Duduk Perkara Turis China Dapat Travel Warning ke Jepang
China peringatkan warganya untuk tidak bepergian ke Jepang, imbasnya kini saham perusahaan pariwisata dan ritel di Jepang turun drastis. Polemik ini mulai panas sejak Perdana Menteri Jepang, Sanae Takaichi, memberi komentar tentang Taiwan.
Seperti dilansir The Guardian, hubungan kedua negara ini tengah memanas dalam seminggu terakhir setelah Takachi membagikan pandangan agresifnya terhadap invasi China.
Takachi menyarankan angkatan bersenjata Jepang dapat ikut campur dalam konflik invasi China ke Taiwan, apabila situasi sudah dianggap mengancam keamanan Jepang. Komentar ini dinilai terlalu mencerminkan pandangan politis Partai Demokrat Liberal Jepang yang seperti anti China.
Sontak hal ini memicu kemarahan Beijing, yang kemudian membalas komentar tersebut dengan aksi memboikot Jepang sebagai tujuan wisata.
Pada hari Minggu (16/11), kapal penjaga pantai juga dikirim ke wilayah yang disengketakan kedua negara. Penjaga pantai China mengatakan, kapal-kapal ini melakukan "patroli penegakan hak" melalui perairan pulau Senkaku, pulau yang dikelola oleh Jepang tetapi juga diklaim oleh China sebagai pulau Diaoyu.
China yang menyerukan agar warganya boikot Jepang ternyata berdampak serius. Bahkan calon mahasiswa yang ingin bersekolah di universitas Jepang juga diminta untuk mempertimbangkan kembali.
Saham di perusahaan Jepang banyak yang anjlok akibat dari aksi boikot ini, mengingat China adalah sumber wisatawan terbesar di Jepang yang banyak menghabiskan uang untuk pakaian, kosmetik dan elektronik.
Saham perusahaan kosmetik Shiseido turun sembilan persen, saham grup department store Takashimaya turun lima persen, dan saham Fast Retailing (pemilik merek Uniqlo) turun empat persen.
Dampak dari aksi ini juga merembet ke sektor lain. Pada hari Senin, ada dua film animasi Jepang yang ditunda rilis di bioskop China tanpa batas waktu. Diklaim bahwa penundaan ini termasuk bagian dari tindakan balasan China.
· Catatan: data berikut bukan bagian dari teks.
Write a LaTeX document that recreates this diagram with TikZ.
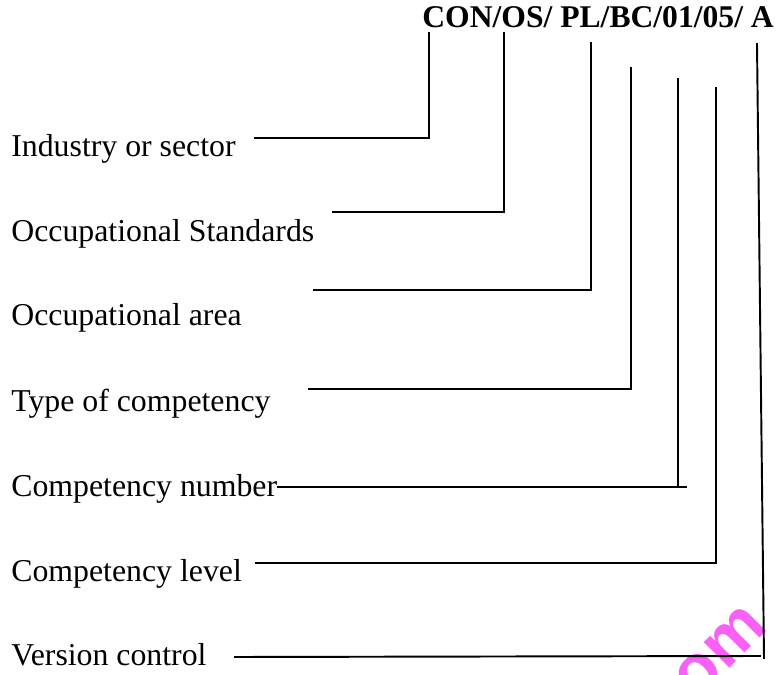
\documentclass[tikz,border=0pt]{standalone}
\usepackage{fontspec}
\setmainfont{Liberation Serif}
\newfontfamily\wmfont{Liberation Sans}
\definecolor{wmpink}{RGB}{248,96,248}
\usetikzlibrary{positioning,calc}

\begin{document}
\begin{tikzpicture}[x=0.02cm,y=-0.02cm,
label/.style={inner sep=0pt,anchor=base west,font=\fontsize{18.1}{21}\selectfont},
code/.style={inner sep=0pt,anchor=base west,font=\fontsize{18}{21}\selectfont\bfseries},
lead/.style={line width=1.1pt,line cap=rect}]
\useasboundingbox (0,0) rectangle (778,675);
% watermark fragment
\node[rotate=45,inner sep=0pt,text=wmpink,font=\wmfont\bfseries\fontsize{39}{42}\selectfont](wmark) at (720,652){om};
% code and labels
\node[code](codeline) at (422,28){CON/OS/ PL/BC/01/05/ A};
\node[label](industry) at (11,157){Industry or sector};
\node[label](ocstandards) at (11,242){Occupational Standards};
\node[label](ocarea) at (11,326){Occupational area};
\node[label](comptype) at (11,412){Type of competency};
\node[label](compnumber) at (11,497){Competency number};
\node[label](complevel) at (11,582){Competency level};
\node[label](version) at (11,665){Version control};
% line ends
\coordinate (industryL) at (255,138);
\coordinate (industryT) at (429,33);
\coordinate (ocstandardsL) at (333,212);
\coordinate (ocstandardsT) at (504,33);
\coordinate (ocareaL) at (314,290);
\coordinate (ocareaT) at (591,43);
\coordinate (comptypeL) at (309,389);
\coordinate (comptypeT) at (631,68);
\coordinate (compnumberL) at (278,487);
\coordinate (compnumberR) at (686,487);
\coordinate (compnumberT) at (678,79);
\coordinate (complevelL) at (256,563);
\coordinate (complevelT) at (716,88);
\coordinate (versionL) at (235,657);
\coordinate (versionR) at (760,656);
\coordinate (versionT) at (757,44);
\coordinate (versionB) at (764,658);
% leaders
\draw[lead](industryL)-|(industryT);
\draw[lead](ocstandardsL)-|(ocstandardsT);
\draw[lead](ocareaL)-|(ocareaT);
\draw[lead](comptypeL)-|(comptypeT);
\draw[lead](compnumberL)--(compnumberR);
\draw[lead](compnumberT)--(compnumberT|-compnumberL);
\draw[lead](complevelL)-|(complevelT);
\draw[lead](versionL)--(versionR);
\draw[lead](versionT)--(versionB);
\end{tikzpicture}
\end{document}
Pada 7 November lalu, Takaichi mengatakan kepada parlemen Jepang mengenai pengiriman kekuatan militer Tokyo ke wilayah Taiwan yang diklaim oleh China.
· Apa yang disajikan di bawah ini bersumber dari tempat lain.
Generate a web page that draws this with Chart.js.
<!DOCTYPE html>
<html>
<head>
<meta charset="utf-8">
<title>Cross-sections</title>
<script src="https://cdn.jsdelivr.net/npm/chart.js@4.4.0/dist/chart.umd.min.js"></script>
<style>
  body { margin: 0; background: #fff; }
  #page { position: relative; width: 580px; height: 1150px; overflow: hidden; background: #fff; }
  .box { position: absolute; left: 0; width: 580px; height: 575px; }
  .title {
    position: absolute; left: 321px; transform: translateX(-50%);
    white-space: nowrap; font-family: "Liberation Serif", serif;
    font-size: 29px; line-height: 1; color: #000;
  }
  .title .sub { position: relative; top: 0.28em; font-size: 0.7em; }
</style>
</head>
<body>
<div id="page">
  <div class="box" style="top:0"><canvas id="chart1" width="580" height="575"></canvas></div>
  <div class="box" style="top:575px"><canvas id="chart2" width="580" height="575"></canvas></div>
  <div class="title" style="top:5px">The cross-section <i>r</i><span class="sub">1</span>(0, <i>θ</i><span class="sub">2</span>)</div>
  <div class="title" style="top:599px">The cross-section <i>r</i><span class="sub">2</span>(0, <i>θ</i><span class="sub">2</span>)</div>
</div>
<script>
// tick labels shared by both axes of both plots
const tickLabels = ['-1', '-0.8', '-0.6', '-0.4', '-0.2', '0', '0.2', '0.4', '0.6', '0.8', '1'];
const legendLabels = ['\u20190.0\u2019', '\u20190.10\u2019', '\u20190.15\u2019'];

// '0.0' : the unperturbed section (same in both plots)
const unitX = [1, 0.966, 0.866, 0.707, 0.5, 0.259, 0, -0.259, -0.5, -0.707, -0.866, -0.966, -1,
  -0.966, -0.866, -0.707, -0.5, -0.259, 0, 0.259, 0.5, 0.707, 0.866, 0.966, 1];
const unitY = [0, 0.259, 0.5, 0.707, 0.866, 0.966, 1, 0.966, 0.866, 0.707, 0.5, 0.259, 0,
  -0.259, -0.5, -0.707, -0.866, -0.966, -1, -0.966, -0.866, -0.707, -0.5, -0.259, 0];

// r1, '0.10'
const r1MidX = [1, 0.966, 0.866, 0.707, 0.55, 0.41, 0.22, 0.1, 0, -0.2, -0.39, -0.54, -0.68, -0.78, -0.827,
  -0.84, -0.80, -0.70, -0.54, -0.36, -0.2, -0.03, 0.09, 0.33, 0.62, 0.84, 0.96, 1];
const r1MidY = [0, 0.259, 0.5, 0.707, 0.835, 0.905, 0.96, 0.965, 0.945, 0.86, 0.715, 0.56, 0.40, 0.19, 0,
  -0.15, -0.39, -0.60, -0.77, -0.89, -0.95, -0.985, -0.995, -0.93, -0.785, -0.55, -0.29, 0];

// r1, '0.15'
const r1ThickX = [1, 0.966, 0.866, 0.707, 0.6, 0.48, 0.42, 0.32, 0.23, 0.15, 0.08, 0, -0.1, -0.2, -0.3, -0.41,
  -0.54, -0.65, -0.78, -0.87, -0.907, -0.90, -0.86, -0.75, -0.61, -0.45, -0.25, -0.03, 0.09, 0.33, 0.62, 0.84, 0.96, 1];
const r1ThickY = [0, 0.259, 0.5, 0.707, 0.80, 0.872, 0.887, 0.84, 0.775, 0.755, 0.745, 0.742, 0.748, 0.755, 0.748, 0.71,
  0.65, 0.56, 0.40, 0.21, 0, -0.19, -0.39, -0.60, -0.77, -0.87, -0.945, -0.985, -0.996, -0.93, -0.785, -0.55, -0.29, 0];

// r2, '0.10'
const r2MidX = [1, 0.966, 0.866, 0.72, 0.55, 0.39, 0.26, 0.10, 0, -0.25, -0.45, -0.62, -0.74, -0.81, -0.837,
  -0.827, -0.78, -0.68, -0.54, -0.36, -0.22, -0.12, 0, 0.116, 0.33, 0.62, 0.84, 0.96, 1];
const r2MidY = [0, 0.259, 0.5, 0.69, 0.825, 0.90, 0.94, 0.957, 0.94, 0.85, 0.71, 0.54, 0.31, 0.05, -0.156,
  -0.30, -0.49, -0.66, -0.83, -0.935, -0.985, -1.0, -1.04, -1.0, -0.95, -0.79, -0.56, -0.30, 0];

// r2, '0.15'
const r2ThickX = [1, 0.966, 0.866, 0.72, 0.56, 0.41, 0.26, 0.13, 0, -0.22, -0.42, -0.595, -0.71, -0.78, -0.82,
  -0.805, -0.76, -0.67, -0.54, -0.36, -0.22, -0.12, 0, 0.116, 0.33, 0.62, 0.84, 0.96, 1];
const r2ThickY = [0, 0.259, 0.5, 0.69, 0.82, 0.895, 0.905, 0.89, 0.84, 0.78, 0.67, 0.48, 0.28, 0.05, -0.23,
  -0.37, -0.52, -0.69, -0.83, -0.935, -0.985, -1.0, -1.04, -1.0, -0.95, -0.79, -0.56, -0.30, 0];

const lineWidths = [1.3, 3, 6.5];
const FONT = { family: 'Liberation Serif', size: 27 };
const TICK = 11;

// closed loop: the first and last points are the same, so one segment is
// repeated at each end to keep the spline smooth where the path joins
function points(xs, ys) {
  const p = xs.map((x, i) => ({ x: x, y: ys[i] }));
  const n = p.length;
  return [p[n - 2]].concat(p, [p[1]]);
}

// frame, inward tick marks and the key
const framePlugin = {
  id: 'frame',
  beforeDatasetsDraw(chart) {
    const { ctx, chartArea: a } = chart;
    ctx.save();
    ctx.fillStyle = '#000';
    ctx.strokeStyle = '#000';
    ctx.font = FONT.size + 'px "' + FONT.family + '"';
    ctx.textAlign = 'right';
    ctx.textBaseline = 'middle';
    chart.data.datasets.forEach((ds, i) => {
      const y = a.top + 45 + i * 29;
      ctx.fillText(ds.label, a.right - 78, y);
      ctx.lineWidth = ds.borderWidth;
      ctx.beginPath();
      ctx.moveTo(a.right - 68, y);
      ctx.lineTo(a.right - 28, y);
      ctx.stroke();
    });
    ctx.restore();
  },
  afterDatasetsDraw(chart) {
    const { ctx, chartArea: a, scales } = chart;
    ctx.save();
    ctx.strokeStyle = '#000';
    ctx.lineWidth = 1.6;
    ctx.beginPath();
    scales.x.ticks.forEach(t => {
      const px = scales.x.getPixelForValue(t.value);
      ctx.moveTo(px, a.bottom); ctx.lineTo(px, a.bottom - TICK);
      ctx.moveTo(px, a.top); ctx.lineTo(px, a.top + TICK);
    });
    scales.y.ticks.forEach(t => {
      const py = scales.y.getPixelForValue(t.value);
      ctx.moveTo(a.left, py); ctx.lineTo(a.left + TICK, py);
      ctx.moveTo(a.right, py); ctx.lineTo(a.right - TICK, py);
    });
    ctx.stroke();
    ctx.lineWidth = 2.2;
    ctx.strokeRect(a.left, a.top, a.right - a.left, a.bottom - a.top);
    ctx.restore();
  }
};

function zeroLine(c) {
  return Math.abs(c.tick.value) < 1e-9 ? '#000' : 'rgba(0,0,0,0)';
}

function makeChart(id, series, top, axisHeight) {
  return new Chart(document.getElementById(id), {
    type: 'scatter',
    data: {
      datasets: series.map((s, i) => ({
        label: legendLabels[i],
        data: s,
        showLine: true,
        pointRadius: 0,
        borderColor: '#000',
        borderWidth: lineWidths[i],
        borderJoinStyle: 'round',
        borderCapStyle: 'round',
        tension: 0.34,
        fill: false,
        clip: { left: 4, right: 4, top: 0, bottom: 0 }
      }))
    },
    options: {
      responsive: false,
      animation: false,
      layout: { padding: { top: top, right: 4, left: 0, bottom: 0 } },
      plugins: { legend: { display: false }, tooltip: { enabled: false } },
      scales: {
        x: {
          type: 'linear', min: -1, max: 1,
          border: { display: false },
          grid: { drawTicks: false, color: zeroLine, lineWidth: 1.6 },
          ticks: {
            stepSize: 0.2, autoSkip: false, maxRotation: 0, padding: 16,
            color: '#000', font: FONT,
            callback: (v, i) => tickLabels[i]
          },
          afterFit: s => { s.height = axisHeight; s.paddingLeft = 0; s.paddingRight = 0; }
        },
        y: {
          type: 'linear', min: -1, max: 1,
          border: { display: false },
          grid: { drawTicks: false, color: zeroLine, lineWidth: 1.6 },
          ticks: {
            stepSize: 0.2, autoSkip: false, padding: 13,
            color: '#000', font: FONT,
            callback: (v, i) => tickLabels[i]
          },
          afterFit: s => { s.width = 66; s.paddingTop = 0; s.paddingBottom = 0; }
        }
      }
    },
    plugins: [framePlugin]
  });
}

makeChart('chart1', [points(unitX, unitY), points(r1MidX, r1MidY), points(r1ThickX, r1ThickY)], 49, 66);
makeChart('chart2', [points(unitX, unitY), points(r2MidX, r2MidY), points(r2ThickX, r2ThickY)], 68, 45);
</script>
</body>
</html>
"Jika keadaan darurat di Taiwan memerlukan kapal perang dan penggunaan kekuatan, maka itu bisa menjadi situasi yang mengancam kelangsungan hidup (Jepang)," kata Takaichi, dilansir dari The Guardian.
Sementara itu, aturan yang diberlakukan di Jepang menyebutkan bahwa mereka dapat bertindak secara militer hanya dalam kondisi tertentu, misalnya ada ancaman eksistensial.
Secara resmi, melalui dokumen komunike China-Jepang 1972 terkait hubungan bilateral, Jepang sepenuhnya memahami dan menghormati pendirian China mengenai Taiwan merupakan bagian yang tidak dapat dicabut dari wilayah Republik Rakyat China.
Komentar kontroversial Takaichi muncul beberapa hari setelah ia bertemu dengan pemimpin China, Xi Jinping di sela-sela KTT APEC di Korea Selatan, padahal di pertemuan tersebut ia dinilai ramah.
Di samping itu, kantor kepresidenan Taiwan menganggap Takaichi sebagai "teman setia". Beberapa kali ia mengunjungi Taiwan dan menyerukan kerja sama untuk mempererat hubungan, serta menjumpai perwakilan Taipei di KTT Apec.
Kemudian minggu lalu, China dan Jepang memanggil duta besar masing-masing. Beijing memperingati warganya untuk menghindari pariwisata ke Jepang.
Mencegah ketegangan semakin sengit, Direktur Jenderal Biro Asia dan Oseania Kementerian Luar Negeri Jepang, Masaaki Kanai akan menjumpai rekannya di Jepang, Liu Jinsong, pada Selasa.
Maksud dari perjumpaan ini agar Kanai bisa meredakan kemarahan China dengan meyakinkan bahwa tidak ada perubahan kebijakan militer seperti komentar Takachi. Kanai ingin mendesak China untuk menahan diri dari tindakan yang bisa merusak hubungan bilateral dua negara.
China dan Jepang memiliki hubungan mitra dagang yang kuat, tetapi mereka juga punya ketidakpercayaan historis dan gesekan sengit perebutan teritorial yang membuat hubungan ini menjadi rumit.